● Instructions for the task
No pictures go into the copy. Write out exactly the lines below from the one containing "Emit a component" through the one containing "import * as".

● Raw records

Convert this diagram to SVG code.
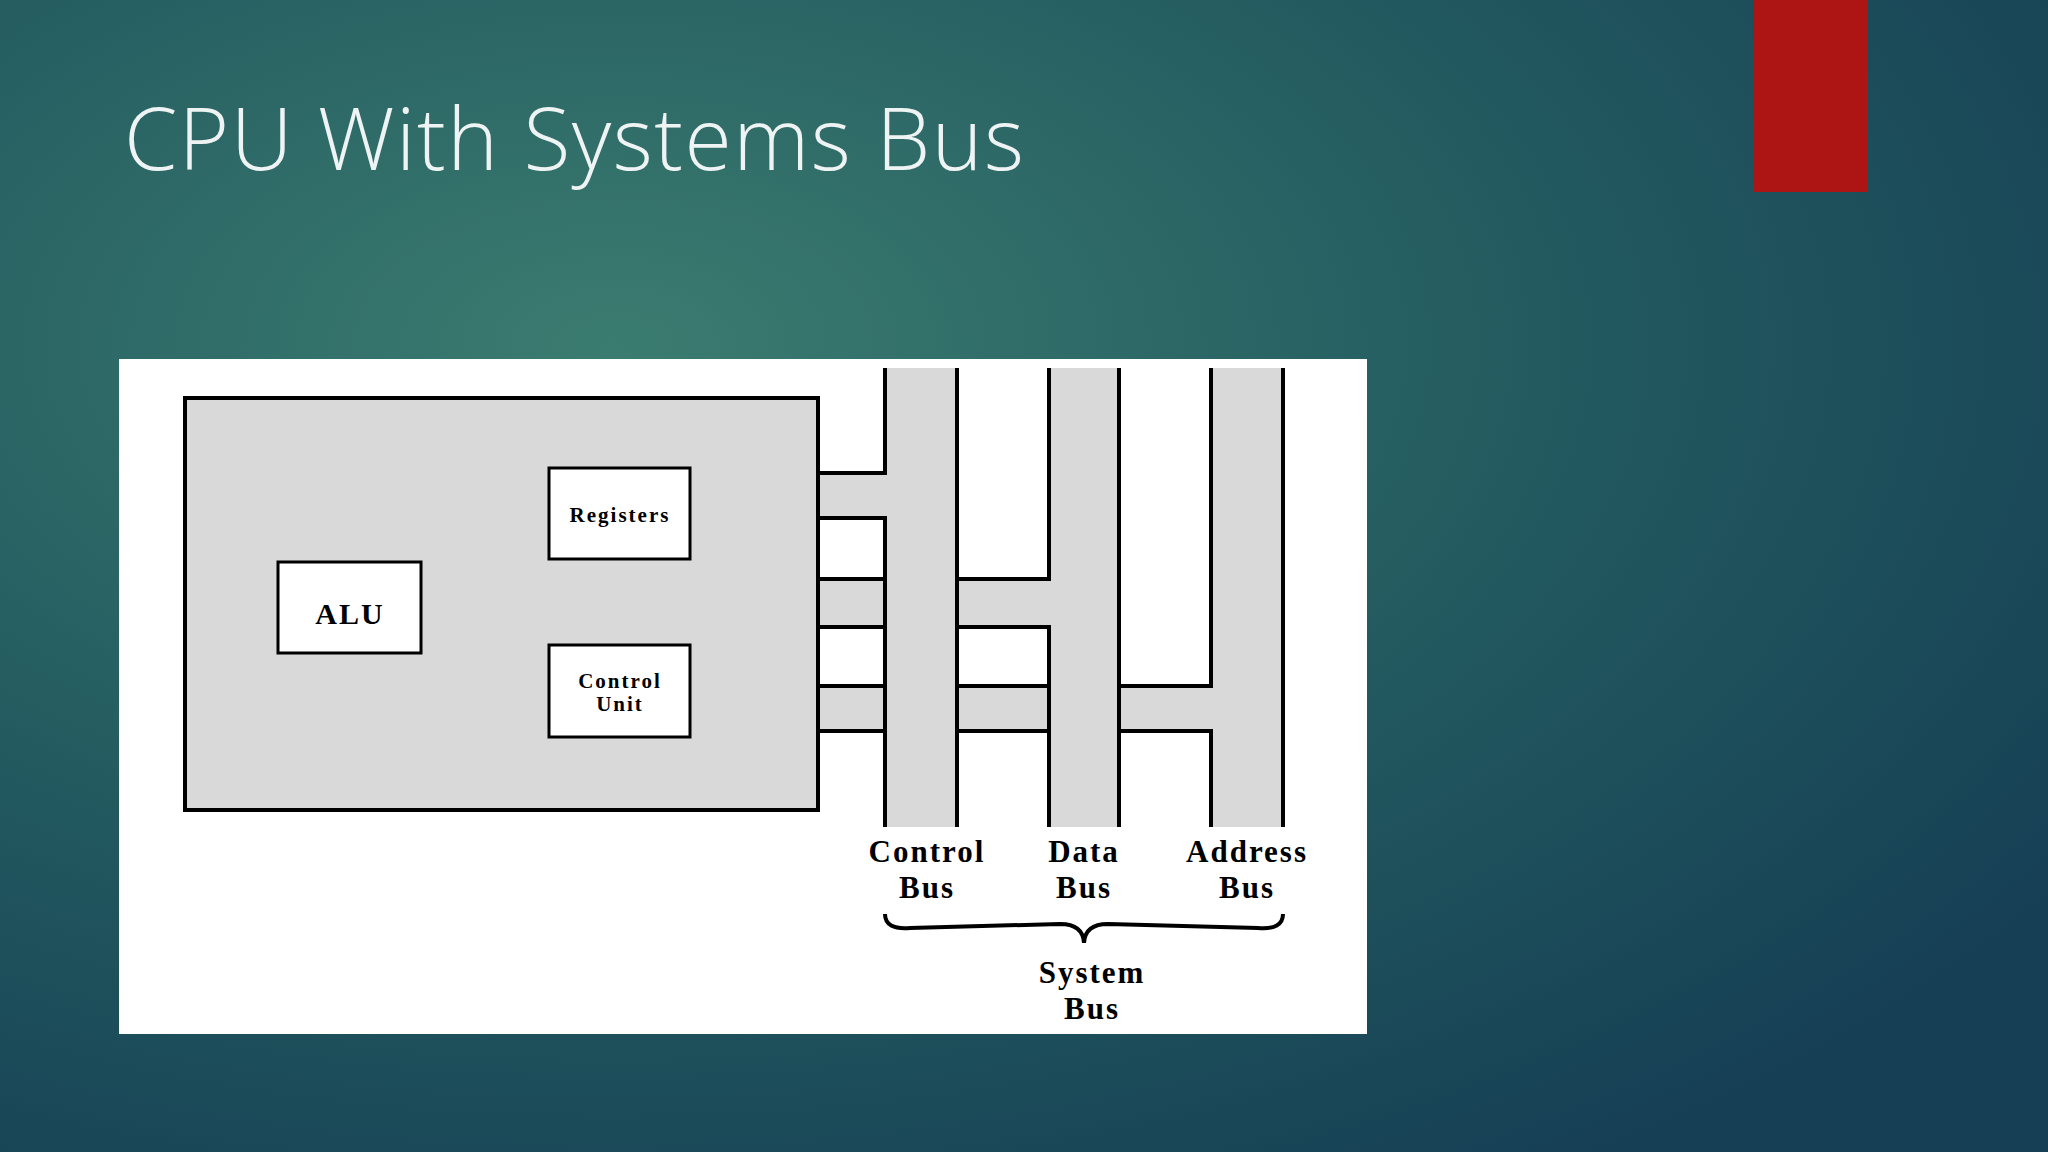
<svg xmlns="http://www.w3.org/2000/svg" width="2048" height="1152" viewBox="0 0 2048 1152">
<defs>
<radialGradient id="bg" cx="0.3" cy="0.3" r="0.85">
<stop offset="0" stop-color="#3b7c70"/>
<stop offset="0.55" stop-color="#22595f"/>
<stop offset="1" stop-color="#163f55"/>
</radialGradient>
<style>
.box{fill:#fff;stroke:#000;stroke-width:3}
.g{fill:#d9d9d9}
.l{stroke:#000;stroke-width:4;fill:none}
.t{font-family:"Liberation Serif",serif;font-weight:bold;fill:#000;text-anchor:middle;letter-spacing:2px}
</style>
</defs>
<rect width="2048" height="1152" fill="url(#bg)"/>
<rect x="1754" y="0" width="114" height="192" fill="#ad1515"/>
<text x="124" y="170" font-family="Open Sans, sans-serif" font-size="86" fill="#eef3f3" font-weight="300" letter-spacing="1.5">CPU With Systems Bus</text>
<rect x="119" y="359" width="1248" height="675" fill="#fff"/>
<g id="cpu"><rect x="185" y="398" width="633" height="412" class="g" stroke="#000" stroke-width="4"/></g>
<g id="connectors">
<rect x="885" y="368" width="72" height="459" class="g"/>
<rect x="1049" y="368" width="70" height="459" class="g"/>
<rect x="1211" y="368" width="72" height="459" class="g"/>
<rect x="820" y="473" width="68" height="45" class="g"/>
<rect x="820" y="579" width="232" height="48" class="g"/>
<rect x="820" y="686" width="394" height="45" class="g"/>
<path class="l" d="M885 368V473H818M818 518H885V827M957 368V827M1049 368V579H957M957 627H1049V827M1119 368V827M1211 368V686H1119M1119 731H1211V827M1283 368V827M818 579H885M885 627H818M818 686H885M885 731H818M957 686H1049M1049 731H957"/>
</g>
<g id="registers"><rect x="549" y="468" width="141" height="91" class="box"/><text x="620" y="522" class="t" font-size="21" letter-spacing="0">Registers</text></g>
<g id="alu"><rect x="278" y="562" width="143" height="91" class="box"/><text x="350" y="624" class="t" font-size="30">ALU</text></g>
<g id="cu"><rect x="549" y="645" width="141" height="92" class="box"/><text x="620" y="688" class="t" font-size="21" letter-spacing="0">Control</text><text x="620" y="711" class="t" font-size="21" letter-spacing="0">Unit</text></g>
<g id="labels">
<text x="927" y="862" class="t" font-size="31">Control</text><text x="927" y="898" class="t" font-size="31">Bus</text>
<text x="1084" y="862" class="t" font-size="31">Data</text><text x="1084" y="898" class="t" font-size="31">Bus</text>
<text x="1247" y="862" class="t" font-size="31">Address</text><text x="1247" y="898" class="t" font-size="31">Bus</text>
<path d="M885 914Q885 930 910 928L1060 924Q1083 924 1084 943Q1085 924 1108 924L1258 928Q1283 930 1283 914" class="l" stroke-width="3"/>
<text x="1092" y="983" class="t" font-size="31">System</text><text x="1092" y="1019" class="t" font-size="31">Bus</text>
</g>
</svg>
--
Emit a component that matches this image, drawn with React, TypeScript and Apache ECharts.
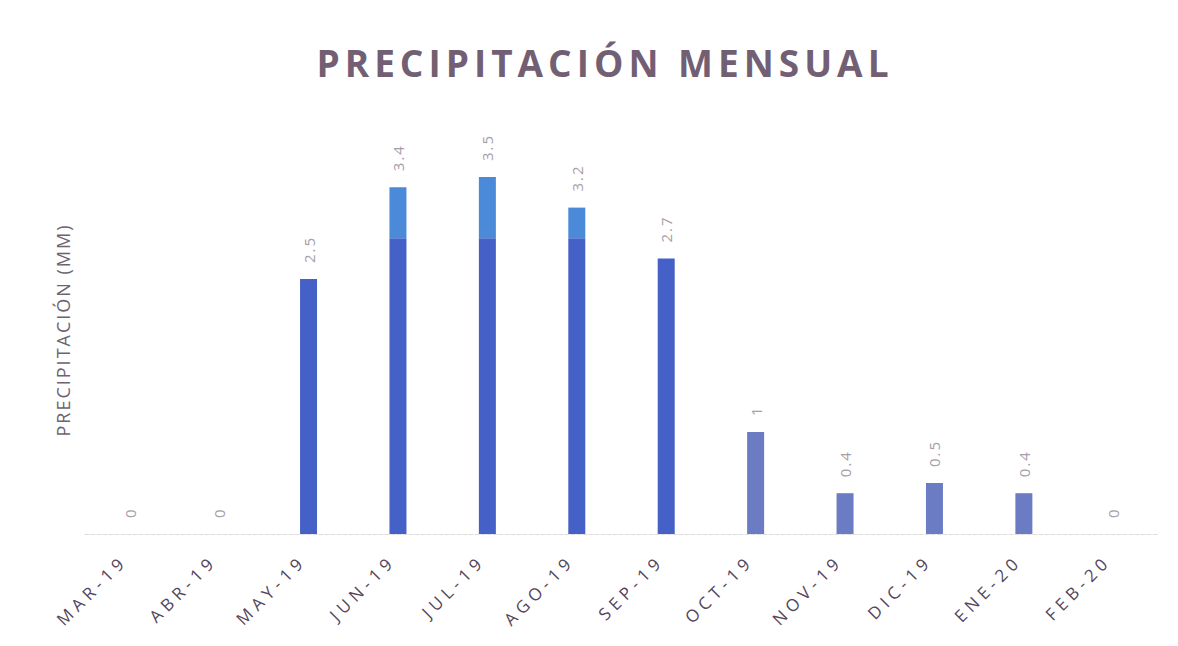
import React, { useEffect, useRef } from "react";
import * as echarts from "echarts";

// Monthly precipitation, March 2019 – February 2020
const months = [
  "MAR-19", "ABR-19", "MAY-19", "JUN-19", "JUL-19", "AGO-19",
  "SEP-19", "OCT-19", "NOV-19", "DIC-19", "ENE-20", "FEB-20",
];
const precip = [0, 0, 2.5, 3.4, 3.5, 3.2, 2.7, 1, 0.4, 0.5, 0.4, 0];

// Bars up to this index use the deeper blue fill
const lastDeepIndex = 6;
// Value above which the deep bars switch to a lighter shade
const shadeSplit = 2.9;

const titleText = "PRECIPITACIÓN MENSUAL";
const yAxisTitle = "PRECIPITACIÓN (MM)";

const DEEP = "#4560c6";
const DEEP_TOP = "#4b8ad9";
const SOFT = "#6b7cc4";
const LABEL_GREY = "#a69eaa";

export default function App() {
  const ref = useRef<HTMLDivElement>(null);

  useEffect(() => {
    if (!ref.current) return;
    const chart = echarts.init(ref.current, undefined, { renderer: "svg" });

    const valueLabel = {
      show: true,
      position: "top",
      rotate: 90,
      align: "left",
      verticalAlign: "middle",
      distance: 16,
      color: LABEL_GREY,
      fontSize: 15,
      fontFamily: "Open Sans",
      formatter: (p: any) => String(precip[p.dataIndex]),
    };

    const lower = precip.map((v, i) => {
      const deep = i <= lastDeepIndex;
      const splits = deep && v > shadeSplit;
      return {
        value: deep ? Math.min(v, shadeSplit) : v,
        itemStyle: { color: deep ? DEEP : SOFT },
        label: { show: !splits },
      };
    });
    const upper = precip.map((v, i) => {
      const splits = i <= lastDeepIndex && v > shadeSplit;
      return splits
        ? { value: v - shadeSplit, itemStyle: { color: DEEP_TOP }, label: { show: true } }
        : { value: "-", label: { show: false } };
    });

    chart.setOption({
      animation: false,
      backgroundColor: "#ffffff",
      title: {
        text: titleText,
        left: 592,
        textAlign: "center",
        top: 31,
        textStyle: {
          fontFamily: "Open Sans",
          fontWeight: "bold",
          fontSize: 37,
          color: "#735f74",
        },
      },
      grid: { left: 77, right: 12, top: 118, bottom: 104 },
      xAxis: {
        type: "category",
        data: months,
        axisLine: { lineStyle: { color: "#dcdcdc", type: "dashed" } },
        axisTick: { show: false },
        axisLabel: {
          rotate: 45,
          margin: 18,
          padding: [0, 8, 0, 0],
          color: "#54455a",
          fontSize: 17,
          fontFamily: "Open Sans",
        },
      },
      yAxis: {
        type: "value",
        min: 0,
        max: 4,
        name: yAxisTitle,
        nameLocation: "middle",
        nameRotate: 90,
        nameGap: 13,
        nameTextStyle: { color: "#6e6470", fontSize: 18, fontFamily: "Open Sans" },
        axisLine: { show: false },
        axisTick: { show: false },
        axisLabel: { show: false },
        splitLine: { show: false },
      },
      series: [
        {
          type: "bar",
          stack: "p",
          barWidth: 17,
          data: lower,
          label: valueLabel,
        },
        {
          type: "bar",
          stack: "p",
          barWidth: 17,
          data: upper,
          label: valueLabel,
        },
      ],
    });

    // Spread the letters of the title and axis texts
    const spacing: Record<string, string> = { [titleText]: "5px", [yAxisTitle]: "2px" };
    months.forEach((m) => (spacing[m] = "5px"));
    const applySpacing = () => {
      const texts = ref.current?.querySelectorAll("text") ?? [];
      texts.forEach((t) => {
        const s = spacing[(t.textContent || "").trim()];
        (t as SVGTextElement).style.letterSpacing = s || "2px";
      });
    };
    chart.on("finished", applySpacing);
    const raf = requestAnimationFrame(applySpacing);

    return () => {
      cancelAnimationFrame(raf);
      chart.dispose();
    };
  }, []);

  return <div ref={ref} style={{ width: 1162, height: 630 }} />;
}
--
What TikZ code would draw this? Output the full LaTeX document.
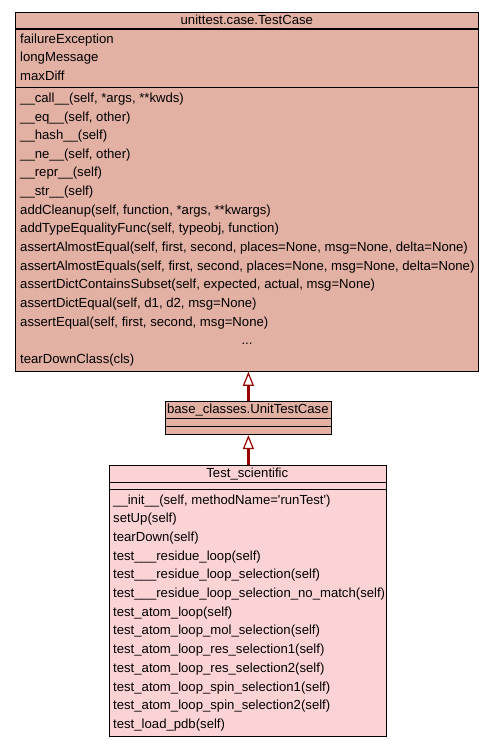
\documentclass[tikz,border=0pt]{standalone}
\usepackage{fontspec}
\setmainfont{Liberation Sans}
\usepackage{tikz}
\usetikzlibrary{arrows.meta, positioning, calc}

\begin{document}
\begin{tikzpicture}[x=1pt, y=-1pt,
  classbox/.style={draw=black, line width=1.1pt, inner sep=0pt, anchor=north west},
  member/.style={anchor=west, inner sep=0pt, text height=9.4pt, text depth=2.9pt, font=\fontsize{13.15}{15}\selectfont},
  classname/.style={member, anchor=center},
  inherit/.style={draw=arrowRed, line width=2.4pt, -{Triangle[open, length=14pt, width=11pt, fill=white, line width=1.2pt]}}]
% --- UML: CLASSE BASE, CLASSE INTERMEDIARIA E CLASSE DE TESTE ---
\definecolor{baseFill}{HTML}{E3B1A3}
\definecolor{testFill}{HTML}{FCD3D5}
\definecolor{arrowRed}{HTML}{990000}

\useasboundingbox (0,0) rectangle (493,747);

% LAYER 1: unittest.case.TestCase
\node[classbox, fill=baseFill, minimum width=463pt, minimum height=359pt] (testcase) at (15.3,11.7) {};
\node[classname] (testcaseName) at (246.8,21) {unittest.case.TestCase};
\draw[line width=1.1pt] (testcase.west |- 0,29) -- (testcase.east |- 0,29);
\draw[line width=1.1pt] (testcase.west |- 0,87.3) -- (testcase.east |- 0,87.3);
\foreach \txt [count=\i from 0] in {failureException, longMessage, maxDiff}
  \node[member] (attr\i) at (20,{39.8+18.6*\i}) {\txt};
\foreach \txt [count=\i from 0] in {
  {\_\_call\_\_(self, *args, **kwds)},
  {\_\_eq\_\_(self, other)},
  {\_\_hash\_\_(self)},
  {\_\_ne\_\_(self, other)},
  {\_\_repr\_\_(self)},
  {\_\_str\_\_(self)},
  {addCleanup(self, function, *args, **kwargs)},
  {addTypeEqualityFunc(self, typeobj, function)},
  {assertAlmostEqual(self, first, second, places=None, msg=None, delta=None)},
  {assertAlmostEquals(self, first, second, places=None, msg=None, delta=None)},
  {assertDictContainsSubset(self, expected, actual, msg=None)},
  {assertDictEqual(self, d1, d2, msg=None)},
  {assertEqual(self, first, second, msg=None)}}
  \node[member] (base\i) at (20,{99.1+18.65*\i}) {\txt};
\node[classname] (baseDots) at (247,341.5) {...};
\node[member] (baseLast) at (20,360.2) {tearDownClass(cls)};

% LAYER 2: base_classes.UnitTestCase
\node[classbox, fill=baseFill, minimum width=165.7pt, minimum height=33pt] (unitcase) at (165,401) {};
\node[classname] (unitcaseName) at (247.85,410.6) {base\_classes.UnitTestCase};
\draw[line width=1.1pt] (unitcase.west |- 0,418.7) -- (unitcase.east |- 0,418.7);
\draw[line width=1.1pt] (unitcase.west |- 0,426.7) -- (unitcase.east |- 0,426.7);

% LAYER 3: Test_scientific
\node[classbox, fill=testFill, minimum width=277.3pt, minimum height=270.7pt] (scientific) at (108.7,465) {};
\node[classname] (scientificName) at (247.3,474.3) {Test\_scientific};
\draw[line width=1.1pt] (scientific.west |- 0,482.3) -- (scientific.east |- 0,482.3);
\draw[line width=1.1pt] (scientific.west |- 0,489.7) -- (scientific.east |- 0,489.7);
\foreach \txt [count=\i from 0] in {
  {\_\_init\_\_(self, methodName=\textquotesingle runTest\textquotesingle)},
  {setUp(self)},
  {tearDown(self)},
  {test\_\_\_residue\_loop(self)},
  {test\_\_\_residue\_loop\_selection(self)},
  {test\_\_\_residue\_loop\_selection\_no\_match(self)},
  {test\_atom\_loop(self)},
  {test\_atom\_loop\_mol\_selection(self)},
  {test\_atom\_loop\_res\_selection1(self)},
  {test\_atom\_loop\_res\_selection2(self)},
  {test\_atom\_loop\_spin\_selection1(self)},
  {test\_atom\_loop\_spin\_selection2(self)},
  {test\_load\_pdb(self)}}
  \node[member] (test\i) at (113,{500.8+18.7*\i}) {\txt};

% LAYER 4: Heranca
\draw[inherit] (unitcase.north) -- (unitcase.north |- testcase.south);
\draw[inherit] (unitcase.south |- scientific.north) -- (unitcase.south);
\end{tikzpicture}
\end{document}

● Worked answer
Emit a component that matches this image, drawn with React, TypeScript and Apache ECharts.
import React, { useEffect, useRef } from "react";
import * as echarts from "echarts";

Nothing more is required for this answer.